Para o estrategista-chefe da Eleven Financial,
Adeodato Netto, o mercado “reagiu com o estômago” ao ser surpreendido com a
baixa competição, mas não levou em conta os aspectos positivos da aquisição
para a Petrobras. “Ela tende a capturar benefícios futuros ao adquirir áreas
que já estavam no ‘core’ de seus negócios”, diz.
Analistas apontaram que a Petrobras enfrentava um
dilema difícil neste leilão: por um lado, se via na obrigação de demarcar
território e conquistar áreas estratégicas para exploração futura. Por outro,
existe a preocupação de que o tamanho de sua participação na disputa possa
comprometer a trajetória de seu endividamento.
O ponto de atenção ficou no fato de que, para
comprar as duas áreas, a estatal pode deixar de pagar dívidas e não conseguir
atingir a meta financeira do ano que vem. Também havia expectativas de que a
disputa poderia ajudar a Petrobras a pagar suas dívidas, caso houvesse outras
petroleiras vencedoras. Isso porque elas teriam que indenizar a estatal pelos
investimentos antecipados.
A equipe de research da XP calculou que, excluindo
o reembolso de R$ 34,1 bilhões do governo como parte da revisão do contrato
original da cessão onerosa, a Petrobras deve fazer um desembolso líquido de R$
29 bilhões no leilão, implicando um aumento da alavancagem para 2,22 vezes sua
dívida líquida sobre o Ebitda (lucro antes de impostos, juros, depreciação e
amortização), ante o nível de 1,96 vezes no terceiro trimestre.
Com isso, a XP acredita que a Petrobras terá poucos
ganhos com a compensação do atraso da produção. “Na nossa visão, isso deve
levar a um desapontamento das expectativas do mercado quanto à possível redução
do endividamento da companhia com a entrada de tais recursos”, escreveu a
equipe em relatório.
Estrangeiros, por
que fugiram?
A falta de interesse dos estrangeiros na disputa
contribuiu para que o dólar fechasse em alta de 2,22%
nesta sessão, a maior em sete meses, para 4,0818 reais. O
economista-chefe da Necton, André Perfeito, escreveu que, sem entrar no mérito
da Petrobras, o leilão deixou muito a desejar neste quesito. “O fato de áreas
não terem tido nenhuma proposta deixou um gosto amargo entre os investidores
isso sem contar que não houve ágio algum sobre as propostas mínimas
obrigatórias”, escreveu a clientes.
O sócio-fundador da Nord Research, Bruce
Barbosa, avalia que o baixo interesse dos estrangeiros no leilão pode indicar
que eles não estão dispostos a correr risco em mercados emergentes no momento.

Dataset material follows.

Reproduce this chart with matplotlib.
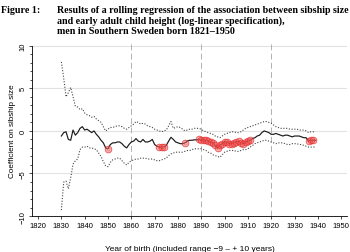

Para ele, seria menos pior que se o motivo fosse o preço elevado dos blocos. “O
fato de eles não virem para a economia real é negativo porque teremos várias
privatizações pela frente”, diz.
Netto, da
Eleven, defende no entanto que os 70 bilhões de reais arrecadados não
representam uma quantia desprezível. Já se esperava que dois campos ficariam
para 2020. A surpresa mesmo foi com o menor interesse internacional, mas no
geral o resultado foi positivo”, diz.
O que é o leilão da cessão onerosa
A questão
surgiu em 2010, quando o governo concedeu à Petrobras o direito de produzir 5
bilhões de barris em áreas do pré-sal, uma camada rochosa localizada nas
profundezas do oceano.
Contudo,novas
explorações da região deram conta de que a área possuía até o triplo do volume
a ser explorado, um excedente que passou a ser chamado de cessão onerosa.
Como a Petrobras só tinha acesso
aos 5 bilhões iniciais, a Agência Nacional do Petróleo, Gás Natural e
Biocombustíveis (ANP) decidiu realizar um leilão para que mais empresas
pudessem ter direito a explorar o pré-sal – incluindo a própria estatal.